I had come looking for answers. Now I was saddled with more questions.

But that’s the whole purpose of doing the annulment paperwork, the priest explained. Sixty-two essay questions force you to face your past, excavate your pain, and see what went wrong. It’s not meant to be cruel. It’s not a weird formality of the Church. It’s not so the Church can make a few bucks (you’re asked to pay a fee, but even that is negotiable). It’s meant to heal you.

So maybe that grief I felt in the priest’s office was just the opening salvo of the hard healing process that the annulment would bring about. All I know is, that day my heart wasn’t ready.

Father Albert handed me the annulment packet. He would be my advocate, he said, but the work was up to me.

I left the church, my spirit laid low, as the late afternoon sun cast shadows across the street. I drove home, slipped the paperwork in a drawer, and shut it.

That was more than a year ago.

Yesterday, I dug up the annulment packet. I skimmed it over, then studied the first question: “Please describe the home environment in which you grew up.”

I stared at the question. Thought about it. Then… started typing my answer.

 

For divorced men and women: It’s important that you have been through the annulment process and have a decree of nullity stating that you are not bound to your ex-spouse and are free to date and marry. If you date without having taken this step, you are taking a great risk, emotionally, spiritually, and practically.

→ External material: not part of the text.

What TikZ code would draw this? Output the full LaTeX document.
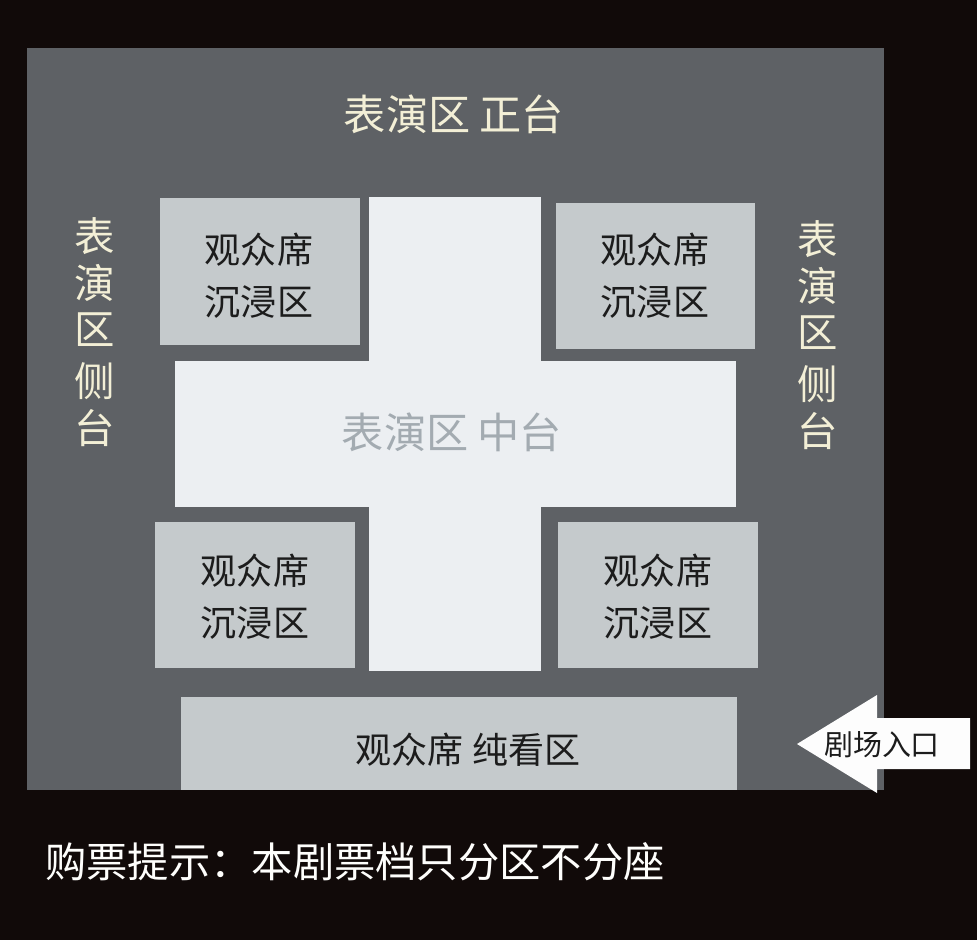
\documentclass[tikz,border=0pt]{standalone}
\usepackage{fontspec}
\usepackage{tikz}
\setmainfont{Noto Sans CJK SC}
\definecolor{bgdark}{HTML}{110A09}
\definecolor{stagegray}{HTML}{5E6165}
\definecolor{seatgray}{HTML}{C5CACC}
\definecolor{crosswhite}{HTML}{ECEFF2}
\definecolor{creamtext}{HTML}{F3EFD6}
\definecolor{midtext}{HTML}{A3ABB1}
\definecolor{darktext}{HTML}{1C1C1C}

\begin{document}
\begin{tikzpicture}[x=0.02cm,y=0.02cm]
              \tikzstyle{every node}+=[inner sep=0pt]
              \tikzstyle{stagelabel}=[text=creamtext, font=\fontsize{24}{28}\selectfont]
              \tikzstyle{sidelabel}=[text=creamtext, align=center, font=\fontsize{23}{26.5}\selectfont]
              \tikzstyle{seatlabel}=[text=darktext, align=center, font=\fontsize{20.5}{29.5}\selectfont]
              \fill [bgdark] (0,0) rectangle (977,-940);
              \fill [stagegray] (27,-48) rectangle (884,-790);
              % cross
              \fill [crosswhite] (369,-197) rectangle (541,-671);
              \fill [crosswhite] (175,-361) rectangle (736,-507);
              % seats
              \fill [seatgray] (160,-198) rectangle (360,-345);
              \fill [seatgray] (556,-203) rectangle (755,-349);
              \fill [seatgray] (155,-522) rectangle (355,-668);
              \fill [seatgray] (558,-522) rectangle (758,-668);
              \fill [seatgray] (181,-697) rectangle (737,-790);
              % entrance
              \fill [white!96!seatgray] (797,-744) -- (877,-695) -- (877,-718) -- (970,-718) -- (970,-769) -- (877,-769) -- (877,-793) -- cycle;
              \node [stagelabel] (zhengtai) at (454,-114) {表演区 正台};
              \node [sidelabel] (cetaiL) at (95,-332) {表\\演\\区\\[3pt]侧\\台};
              \node [sidelabel] (cetaiR) at (818,-335) {表\\演\\区\\[3pt]侧\\台};
              \node [stagelabel, text=midtext] (zhongtai) at (452,-432) {表演区 中台};
              \node [seatlabel] (seatNW) at (259,-276) {观众席\\沉浸区};
              \node [seatlabel] (seatNE) at (655,-276) {观众席\\沉浸区};
              \node [seatlabel] (seatSW) at (255,-597) {观众席\\沉浸区};
              \node [seatlabel] (seatSE) at (658,-597) {观众席\\沉浸区};
              \node [seatlabel] (chunkan) at (468,-750) {观众席 纯看区};
              \node [text=darktext, font=\fontsize{16.5}{20}\selectfont] (rukou) at (882,-745) {剧场入口};
              \node [anchor=west, text=white!94!creamtext, font=\fontsize{23.5}{27}\selectfont] (tishi) at (45,-862) {购票提示：本剧票档只分区不分座};
            \end{tikzpicture}
\end{document}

Because you’ve already endured the traumatic loss of your marriage, you need to make sure you are not dating with the intention of finding a cure for your hurt. In addition, the Church assumes that all marriages are valid unless proven otherwise by the annulment process. If you don’t give a tribunal the opportunity to determine whether or not you had a valid marriage bond, then you are considered married in the eyes of the Church, regardless of having a civil divorce decree. For the sake of your soul, it is essential to be sure you are truly free to date in that sense, as well. 

If you have questions about the Church's teaching on annulments, talk with your parish priest or local marriage tribunal.